Tuesday, January 19, 2010

Top Ten Ways to Find New Music

I've been a music fan my entire life. Conservative estimates would have me owning over 4,000 albums across five formats - vinyl, 8 track, cassette, compact disc, and digital. I hate to think of the money that I've spent on music in my lifetime, especially for the same title purchased in multiple formats. Scary.

Before music went digital, I was in a horrible music rut. The Minneapolis radio scene was a complete disaster as it had a narrow focus on heavy rotation adult contemporary. The songs that were played were horrible, and there was no truly new music on the horizon. My massive CD collection of 3,500+ titles was a gaudy and dusty eyesore. My schedule and location prevented indulgences in live shows.

It was at this point where I literally felt my days as a huge music fan were over. I had finally got to the point where the CDs needed to go, and through a used music service, I boxed many of them off and shipped them off for a pretty penny. Really rare titles were sold on eBay - there were a number that I sold for over $75 each. I kept those titles that were the absolute most meaningful, and resigned myself to a future of talk radio and sports stations.

In the middle of this great sale, I won a just-released iPod at an ecommerce marketing industry event, and my life got turned upside down. The move to digital was revolutionary. Access to bands and genres was no longer limited to what the crappy radio play list provided. I was back to a music consumer, and in a big way.

Since then, I've been exposed music that was completely unimaginable to me 8 years ago. There is so much incredible music being made right now, and finding a way to effectively appreciate it at times feels like drinking from a fire hose. It can be completely overwhelming. That being said, there have been some incredible tools that have aided me, and I wanted to pass along my top ten methods of finding (and appreciating) new music:

10) iTunes' free single of the week - Every Tuesday iTunes releases one track for free. Usually these songs are pretty crappy, but this was where I first got exposed to Matthew Good. If for no other reason, this tool will forever be more than worth it.

9) Band websites - There are a lot of generous bands that make their material available for free on their websites. Kathleen Edwards is a great example of site that provides wonderful exposure to new music

8) Facebook - The "Fan" feature of Facebook allows the user access to communication streams of their favorite bands. Savvy bands are using it to announce free/discounted music, new releases, and tour dates. I'm currently following 46 bands via this method.

7) Pandora internet radio - With Pandora, users can create a "station" based on an artist or a song. Armed with that information, Pandora serves up music that "matches" the desired sound via their complex tagging and database system. And if it happens to serve up a song that really appeals, listeners are just one click away from purchasing it on iTunes.

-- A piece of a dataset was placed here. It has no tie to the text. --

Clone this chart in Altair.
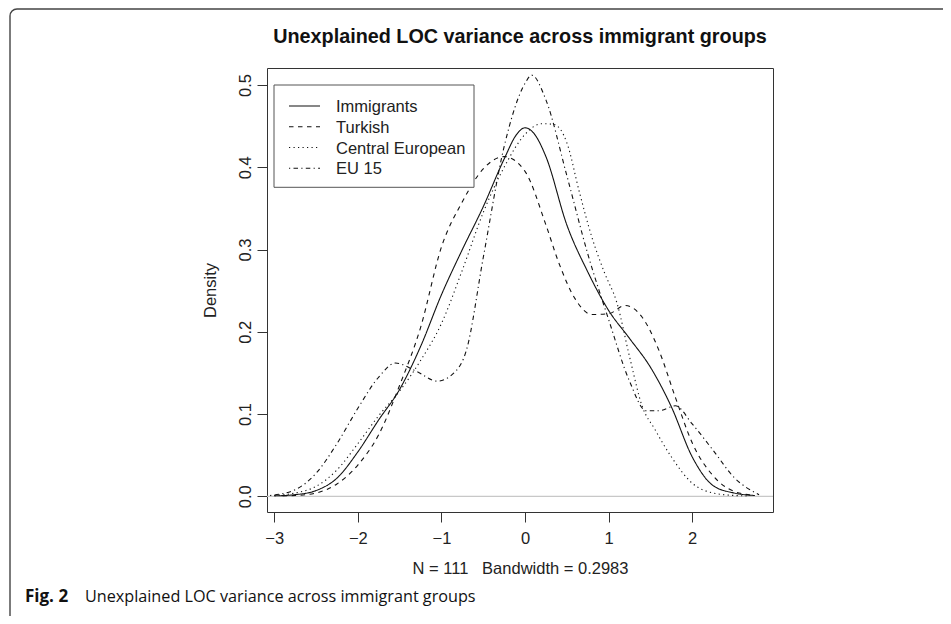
import altair as alt
import pandas as pd

groups = ["Immigrants", "Turkish", "Central European", "EU 15"]

imm_x = [-3.0, -2.75, -2.5, -2.25, -2.0, -1.75, -1.5, -1.25, -1.0, -0.75, -0.5, -0.25, -0.1, 0.0, 0.1, 0.25, 0.5, 0.75, 1.0, 1.25, 1.5, 1.75, 2.0, 2.25, 2.5, 2.75]
imm_y = [0.0005, 0.002, 0.007, 0.022, 0.054, 0.093, 0.13, 0.182, 0.245, 0.30, 0.352, 0.41, 0.44, 0.448, 0.442, 0.413, 0.33, 0.273, 0.226, 0.192, 0.157, 0.109, 0.048, 0.013, 0.004, 0.001]

tur_x = [-2.9, -2.75, -2.5, -2.25, -2.0, -1.75, -1.5, -1.25, -1.0, -0.75, -0.5, -0.25, 0.0, 0.25, 0.4, 0.6, 0.8, 1.0, 1.2, 1.4, 1.6, 1.8, 2.0, 2.25, 2.5, 2.75]
tur_y = [0.0005, 0.001, 0.004, 0.015, 0.038, 0.075, 0.135, 0.205, 0.303, 0.358, 0.398, 0.413, 0.395, 0.33, 0.285, 0.24, 0.221, 0.222, 0.232, 0.218, 0.178, 0.12, 0.065, 0.025, 0.006, 0.001]

cen_x = [-3.0, -2.75, -2.5, -2.25, -2.0, -1.75, -1.5, -1.25, -1.0, -0.75, -0.5, -0.25, 0.0, 0.2, 0.35, 0.5, 0.65, 0.8, 0.95, 1.1, 1.25, 1.4, 1.55, 1.75, 2.0, 2.25, 2.5, 2.65]
cen_y = [0.001, 0.004, 0.012, 0.032, 0.064, 0.098, 0.128, 0.165, 0.21, 0.275, 0.345, 0.40, 0.44, 0.453, 0.452, 0.43, 0.37, 0.315, 0.272, 0.235, 0.17, 0.11, 0.082, 0.048, 0.016, 0.004, 0.001, 0.0005]

eu_x = [-3.05, -2.75, -2.5, -2.25, -2.0, -1.75, -1.55, -1.3, -1.05, -0.85, -0.7, -0.5, -0.25, 0.0, 0.08, 0.25, 0.5, 0.75, 1.0, 1.25, 1.45, 1.6, 1.8, 2.0, 2.25, 2.5, 2.8]
eu_y = [0.001, 0.008, 0.028, 0.064, 0.107, 0.145, 0.162, 0.152, 0.14, 0.15, 0.178, 0.29, 0.425, 0.502, 0.512, 0.482, 0.39, 0.295, 0.215, 0.14, 0.104, 0.104, 0.11, 0.088, 0.056, 0.023, 0.002]

x_ticks = [-3, -2, -1, 0, 1, 2]
y_ticks = [0.0, 0.1, 0.2, 0.3, 0.4, 0.5]

main_title = "Unexplained LOC variance across immigrant groups"
x_title = "N = 111\u00a0\u00a0\u00a0Bandwidth = 0.2983"
y_title = "Density"
cap_bold = "Fig. 2"
cap_text = "Unexplained LOC variance across immigrant groups"

rows = []
for g, xs, ys in zip(groups, [imm_x, tur_x, cen_x, eu_x], [imm_y, tur_y, cen_y, eu_y]):
    for xv, yv in zip(xs, ys):
        rows.append({"group": g, "x": xv, "density": yv})
df = pd.DataFrame(rows)

W, H = 506, 444
FONT = "Liberation Sans"
FS = 16.5

x_scale = alt.Scale(domain=[-3.087, 2.967], nice=False, zero=False)
y_scale = alt.Scale(domain=[-0.0191, 0.5207], nice=False, zero=False)
dash_scale = alt.Scale(domain=groups, range=[[1, 0], [4.5, 4.5], [1.2, 3.3], [1.2, 3.3, 4.5, 3.3]])

one = alt.Data(values=[{"a": 1}])

frame = alt.Chart(one).mark_rect(
    fill=None, fillOpacity=0, stroke="#444", strokeWidth=1.4, cornerRadius=7
).encode(x=alt.value(-257), x2=alt.value(W + 300), y=alt.value(-59), y2=alt.value(H + 300))

zero = alt.Chart(alt.Data(values=[{"v": 0}])).mark_rule(color="#c8c8c8", strokeWidth=1.2).encode(
    y=alt.Y("v:Q", scale=y_scale, axis=None)
)

lines = alt.Chart(df).mark_line(color="#111", strokeWidth=1.1, interpolate="monotone").encode(
    x=alt.X("x:Q", scale=x_scale, axis=alt.Axis(
        values=x_ticks, format="d", title=x_title, tickSize=10, labelPadding=8,
        domain=False, grid=False, labelBaseline="top", labelFlush=False, labelOverlap=False,
        titleX=W / 2, titleY=61, titleBaseline="alphabetic", titleAlign="center",
    )),
    y=alt.Y("density:Q", scale=y_scale, axis=alt.Axis(
        values=y_ticks, format=".1f", title=y_title, tickSize=10, labelPadding=7,
        domain=False, grid=False, labelAngle=270, labelAlign="center", labelBaseline="alphabetic",
        labelFlush=False, labelOverlap=False,
        titleX=-57, titleY=H / 2, titleAngle=270, titleAlign="center", titleBaseline="middle",
    )),
    strokeDash=alt.StrokeDash("group:N", scale=dash_scale, legend=None),
)

leg_box = alt.Chart(one).mark_rect(fill="white", stroke="#555", strokeWidth=1).encode(
    x=alt.value(7), x2=alt.value(207), y=alt.value(17), y2=alt.value(119.3)
)

leg_df = pd.DataFrame({"group": groups, "row": list(range(len(groups)))})
leg_y = alt.Scale(domain=[0, 3], range=[38, 100.3])

leg_lines = alt.Chart(leg_df).mark_rule(color="#111", strokeWidth=1.1).encode(
    x=alt.value(22), x2=alt.value(53),
    y=alt.Y("row:Q", scale=leg_y, axis=None),
    strokeDash=alt.StrokeDash("group:N", scale=dash_scale, legend=None),
)
leg_text = alt.Chart(leg_df).mark_text(
    align="left", baseline="middle", font=FONT, fontSize=FS, color="#222", dy=1
).encode(
    x=alt.value(69), y=alt.Y("row:Q", scale=leg_y, axis=None), text="group:N"
)

title = alt.Chart(alt.Data(values=[{"t": main_title}])).mark_text(
    align="center", baseline="alphabetic", font=FONT, fontSize=19.8, fontWeight="bold", color="#111"
).encode(x=alt.value(W / 2), y=alt.value(-24.7), text="t:N")

cap1 = alt.Chart(alt.Data(values=[{"t": cap_bold}])).mark_text(
    align="left", baseline="alphabetic", font="Open Sans", fontSize=17, fontWeight="bold", color="#111"
).encode(x=alt.value(-242), y=alt.value(534), text="t:N")
cap2 = alt.Chart(alt.Data(values=[{"t": cap_text}])).mark_text(
    align="left", baseline="alphabetic", font="Open Sans", fontSize=16.2, color="#111"
).encode(x=alt.value(-182), y=alt.value(534), text="t:N")

chart = alt.layer(frame, zero, lines, leg_box, leg_lines, leg_text, title, cap1, cap2).resolve_scale(
    y="independent"
).properties(
    width=W, height=H,
    padding={"left": 259, "top": 60, "right": 935 - 259 - W, "bottom": 608 - 60 - H},
    autosize=alt.AutoSizeParams(type="none"),
    background="white",
).configure_view(stroke="#333", strokeWidth=1).configure_axis(
    labelFont=FONT, labelFontSize=FS, labelColor="#222",
    titleFont=FONT, titleFontSize=FS, titleFontWeight="normal", titleColor="#222",
    tickColor="#333", tickWidth=1,
)

chart.save("out.html", embed_options={"renderer": "svg", "actions": False})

6) Amazon's free music - Just like iTunes, every Tuesday Amazon makes about 20 songs available for free on their website. Some are crap, but there are other definitely some gems out there. I really enjoy seeing what they have available every Tuesday morning before I go to work.

5) iTunes' recommendation engine - Based on what I've previously purchased, iTunes serves up recommendations by using an algorithm of the purchase history of other users. It bats about .500 for me, but I've found some great bands by interfacing with this engine.

4) Shazam music finder - This is one of the most useful apps ever created for the iPhone. If you hear a song you like (on the radio, playing in the background at a restaurant, on TV, etc.) simply bring up this app, "tag" the song (basically, the app "listens" to the song and codes it into 1s and 0s), and the tag is sent to their database where the name, band, and album is instantly returned. If you really like what you heard, you can click a button and instantly buy it from iTunes.

3) iTunes' interface - iTunes has created the ability to dig deep on artists, identify songs and albums that are ranked highest by the community, and acquire what would be desired by one single mouse click. To date, I've spent $734 on single songs and albums through that addictive interface.

2) Sirius Satellite Radio - I will never listen to terrestrial radio again. With Sirius, I have access to every genera imaginable, and all commercial-free. My hands-down favorite station is Sirius/XM-U, a fabulous indy station. Exposure to that station alone has resulted in at least $300 in individual downloads.

1) Paste Magazine - My wife bought me a subscription to this magazine, and it opened a whole new world for me. It leans pretty heavily indy, but does cover a wide swath of genres. And with every issue come 20-25 new songs (either in CD or MP3), and while only about 50% of them strike a chord with me, some of my finds have been revolutionary. With a premium subscription, you're given access to multiple bonus albums and live recordings. The magazine comes out for me about the 15th of the month, and I act like a little kid around that time waiting for it to finally arrive in my mailbox.